その対象者には、内部障害者や他にも色々な支援する対象の方たちがいます。透析患者はやっと入ったのですが、非常に優先度の順位が低いです。

というのは、平時十分な透析を受けていて自己管理ができていれば、透析を数日やらなくても重大な障害を起こす可能性は極めて低い、と認識されているためです。

今まさに治療をしなければいけない人と、何日か様子を見ても大丈夫な人であれば、おのずと優先度の高い人を診る、という話になるのです。大きな病院はそういった方たちを診ることになり、むしろ大きな病院で透析だけをやればいい人は、町のクリニックで引き受けてほしいと医療従事者側は想定しています。

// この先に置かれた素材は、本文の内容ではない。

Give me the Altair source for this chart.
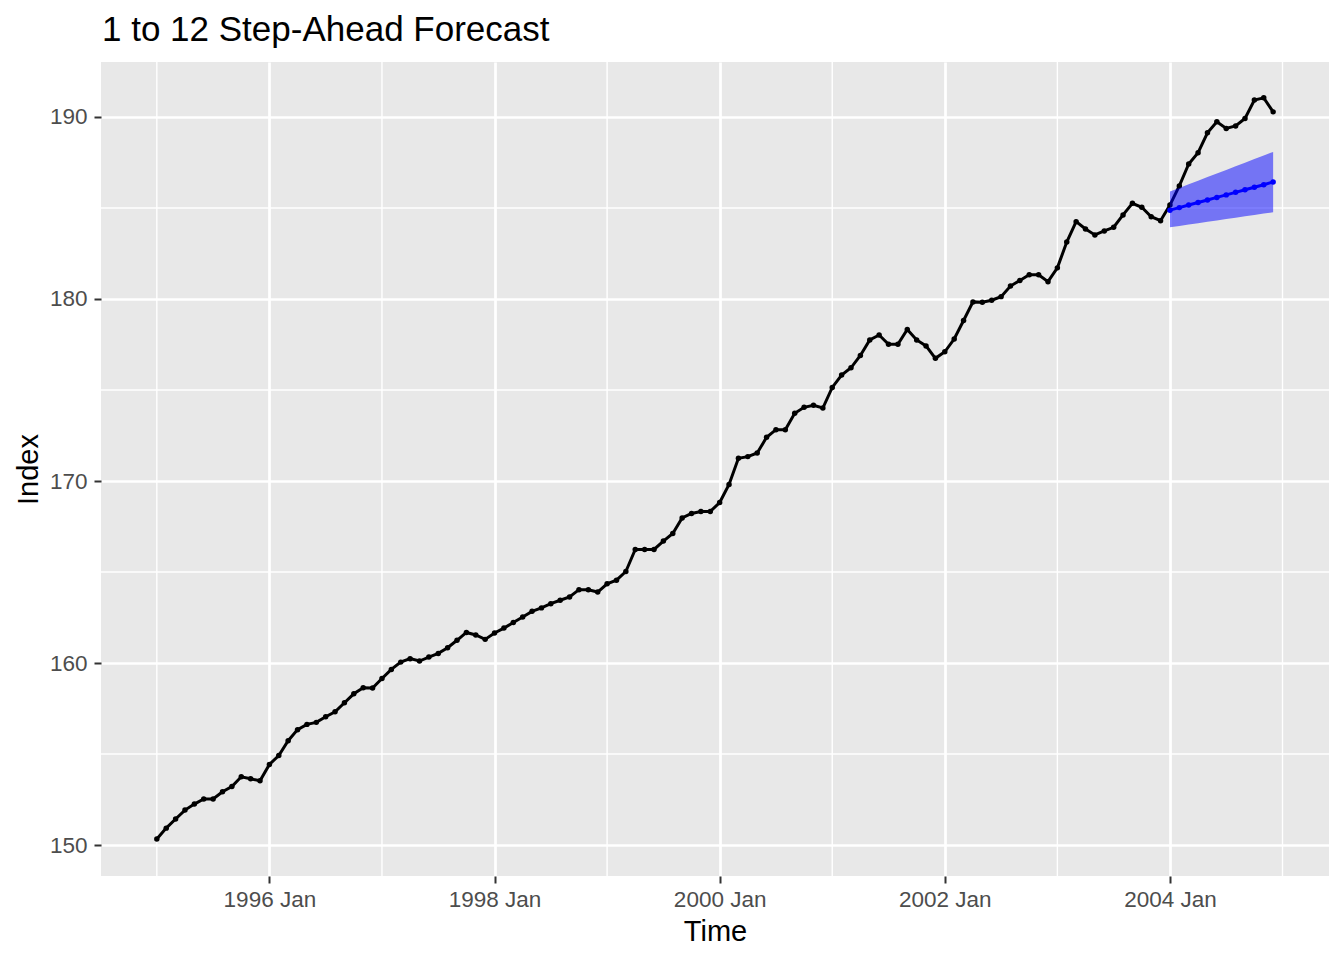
import altair as alt
import pandas as pd

# Monthly index, 1995 Jan .. 2004 Dec
start_year = 1995
actual = [
    150.33, 150.93, 151.43, 151.92, 152.25, 152.53, 152.53, 152.93, 153.22, 153.75, 153.64, 153.53,
    154.43, 154.92, 155.73, 156.34, 156.63, 156.74, 157.05, 157.32, 157.82, 158.31, 158.64, 158.63,
    159.15, 159.65, 160.05, 160.24, 160.11, 160.33, 160.53, 160.84, 161.25, 161.68, 161.54, 161.30,
    161.65, 161.92, 162.23, 162.53, 162.84, 163.03, 163.26, 163.45, 163.63, 164.03, 164.03, 163.90,
    164.35, 164.55, 165.03, 166.24, 166.24, 166.24, 166.70, 167.12, 167.97, 168.22, 168.33, 168.33,
    168.82, 169.81, 171.25, 171.34, 171.54, 172.40, 172.82, 172.82, 173.72, 174.05, 174.16, 174.01,
    175.14, 175.82, 176.22, 176.90, 177.75, 178.02, 177.51, 177.51, 178.33, 177.75, 177.42, 176.74,
    177.10, 177.80, 178.82, 179.84, 179.82, 179.93, 180.13, 180.71, 181.02, 181.33, 181.33, 180.95,
    181.71, 183.13, 184.25, 183.85, 183.52, 183.74, 183.94, 184.62, 185.26, 185.04, 184.52, 184.30,
    185.16, 186.21, 187.42, 188.04, 189.13, 189.74, 189.37, 189.51, 189.92, 190.93, 191.05, 190.28,
]

# Forecast 2004 Jan .. 2004 Dec
fc_start_year = 2004
fc_mean = [184.88, 185.02, 185.16, 185.30, 185.44, 185.58, 185.72, 185.86, 186.00, 186.14, 186.28, 186.43]
fc_upper = [185.90, 186.10, 186.30, 186.50, 186.70, 186.90, 187.09, 187.29, 187.49, 187.69, 187.89, 188.08]
fc_lower = [183.94, 184.01, 184.09, 184.16, 184.24, 184.31, 184.39, 184.46, 184.54, 184.61, 184.69, 184.76]

title_text = ["1 to 12 Step-Ahead Forecast"]
x_major = [1996, 1998, 2000, 2002, 2004]
x_minor = [1995, 1997, 1999, 2001, 2003, 2005]
y_major = [150, 160, 170, 180, 190]
y_minor = [155, 165, 175, 185]

df_act = pd.DataFrame({
    "t": [start_year + i / 12 for i in range(len(actual))],
    "v": actual,
})
df_fc = pd.DataFrame({
    "t": [fc_start_year + i / 12 for i in range(len(fc_mean))],
    "mean": fc_mean,
    "lo": fc_lower,
    "hi": fc_upper,
})
df_xminor = pd.DataFrame({"t": x_minor})
df_yminor = pd.DataFrame({"v": y_minor})
df_title = pd.DataFrame({"label": title_text})

FONT = "Liberation Sans"
x_scale = alt.Scale(domain=[1994.504, 2005.413], nice=False, zero=False)
y_scale = alt.Scale(domain=[148.3, 193.02], nice=False, zero=False)

x_axis = alt.Axis(
    values=x_major,
    labelExpr="format(datum.value, 'd') + ' Jan'",
    title="Time",
    titleFontSize=29,
    titleFontWeight="normal",
    titleColor="black",
    titleFont=FONT,
    titleBaseline="alphabetic",
    titleY=64,
    labelPadding=5,
)
y_axis = alt.Axis(
    values=y_major,
    format="d",
    title="Index",
    titleFontSize=29,
    titleFontWeight="normal",
    titleColor="black",
    titleFont=FONT,
    titleAngle=270,
    titleBaseline="alphabetic",
    titleAlign="center",
    titleX=-64,
    titleY=407,
    labelPadding=7,
)

base_x = alt.X("t:Q", scale=x_scale, axis=x_axis)

minor_x = alt.Chart(df_xminor).mark_rule(color="white", strokeWidth=1.4).encode(
    x=alt.X("t:Q", scale=x_scale, axis=x_axis)
)
minor_y = alt.Chart(df_yminor).mark_rule(color="white", strokeWidth=1.4).encode(
    y=alt.Y("v:Q", scale=y_scale, axis=y_axis)
)

act_line = alt.Chart(df_act).mark_line(color="black", strokeWidth=3).encode(
    x=base_x, y=alt.Y("v:Q", scale=y_scale, axis=y_axis)
)
act_pts = alt.Chart(df_act).mark_circle(color="black", opacity=1, size=30).encode(
    x=base_x, y=alt.Y("v:Q", scale=y_scale, axis=y_axis)
)
band = alt.Chart(df_fc).mark_area(color="blue", opacity=0.5).encode(
    x=base_x, y=alt.Y("lo:Q", scale=y_scale, axis=y_axis), y2="hi:Q"
)
fc_line = alt.Chart(df_fc).mark_line(color="blue", strokeWidth=3).encode(
    x=base_x, y=alt.Y("mean:Q", scale=y_scale, axis=y_axis)
)
fc_pts = alt.Chart(df_fc).mark_circle(color="blue", opacity=1, size=30).encode(
    x=base_x, y=alt.Y("mean:Q", scale=y_scale, axis=y_axis)
)
title_mark = alt.Chart(df_title).mark_text(
    align="left", baseline="alphabetic", font=FONT, fontSize=35, color="black"
).encode(
    x=alt.value(1), y=alt.value(-21), text="label:N"
)

chart = alt.layer(minor_x, minor_y, act_line, act_pts, band, fc_line, fc_pts, title_mark).properties(
    width=1228,
    height=814,
    padding={"left": 93, "top": 54, "right": 7, "bottom": 70},
    autosize="none",
).configure_view(
    fill="#E8E8E8", stroke=None
).configure_axis(
    grid=True,
    gridColor="white",
    gridWidth=2.7,
    domain=False,
    tickColor="#333333",
    tickWidth=2,
    tickSize=7,
    labelFont=FONT,
    labelFontSize=22.5,
    labelColor="#4D4D4D",
)

chart.save("out.html", embed_options={"renderer": "svg", "actions": False})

近くの病院になんとか駆け込めばどうにかなる、と考えていらっしゃる方が一定数いらっしゃるのですが、この考え方は非常に危険で、にっちもさっちもいかなくなる可能性は非常に高いとお伝えしています。けれども、なかなかこの危機感を持っていただける方は少ないのが現状です。

大西: そうですね。実際日頃からの体のコントロール、食事も水分量もそういうところが上手くいけば、数日間であれば透析なしでも生き延びられますね。でも、それが普段からたくさん除水しなければいけないような方であれば、当然すぐに悪化しますよね。

では、今すぐ患者自身として何を準備しておけば良いのでしょうか。透析カードなどの備えについては聞いたのですが、体のコントロールについてはどんなことに気を付ければ良いのでしょうか。

市川さん: 基本的には普段の透析と同じで、体重のコントロール、食事量のコントロールは非常に重要になります。

普段はどちらかと言うと「摂り過ぎないようにしてください」と話していますが、十分な食事が供給されないケースもありますので、低栄養状態になることもあります。人間の体というのはエネルギーが非常に不足した状態になると、色々な体の中の細胞を壊してそれをエネルギーとする働きが起きてしまいます。そういったことによって、より腎不全が悪化してしまうというリスクをはらんでいます。

また、飲み水の確保などができていないケースも多いです。過去の透析患者で被災された方たちのケースで言うと、通常は「溢水」と言って、体に水分が多く溜まった状態を我々はリスクとして想定しているのですが、意外と逆に脱水を起こしていて体の中の血液が濃縮している状態になっているという患者様も多く見られる、ということが経験的に分かってきました。

そのようなわけで、食事制限の内容に関しては、平常時の状態と比べて、更に一段階厳しく管理するという必要性があるかと思います。